I say go with hvor2's suggestion: Have a list of active spells for each player, and check them each frame.
Offline rolz

Junior Member




Chief Technopolitan


« Reply #5 - Posted 2005-11-23 17:47:57 »

I'd suggest processing delayed/repeating events in the same thread which processes game events.
But you still can use java.util.Timer (one timer per all delayed effects) if the game engine works fine with multiple threads. Why not ?

Offline ryanm

Senior Member


Projects: 1


Used to be bleb


« Reply #6 - Posted 2005-11-23 18:38:01 »

if the game engine works fine with multiple threads. Why not ?

Thread scheduling is dependant on the underlying system, so what works on your development box may not work anywhere else. Also, bugs introduced by multithreading can be right bugger to find and fix, due to this inherent unpredictability.

IMO, threading should be avoided except where you absolutely have to use it, like in the cases above, or when you are completely sure about what you're doing, and there is zero doubt of the benefits.
Offline Ask_Hjorth_Larsen

Junior Member




Java games rock!


« Reply #7 - Posted 2005-12-06 04:08:48 »

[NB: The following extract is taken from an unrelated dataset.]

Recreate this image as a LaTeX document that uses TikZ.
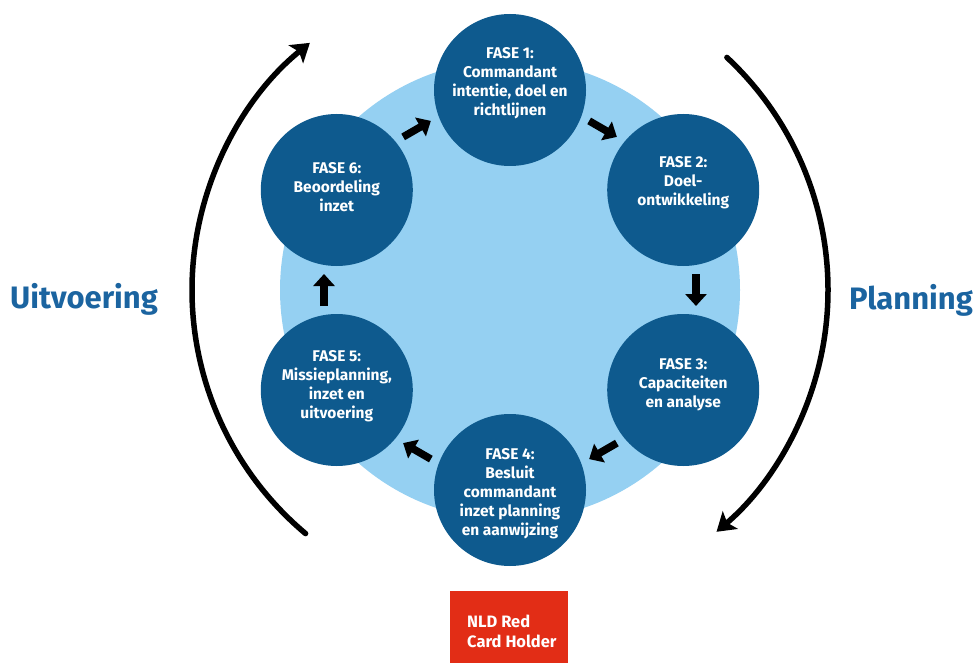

Never use threads for this kind of thing. You cannot predict how much time a thread will waste after each sleep or yield. If you want to change stuff in the game from the thread, those things must be synchronized or you will undoubtedly introduce subtle bugs that show randomly, ruining the game. You should either poll each time-dependent thing each frame, or implement a sort of queue which manages them by sorting them at insertion time, then polling the foremost entry for when it should be executed (this is more efficient if lots of stuff is going on).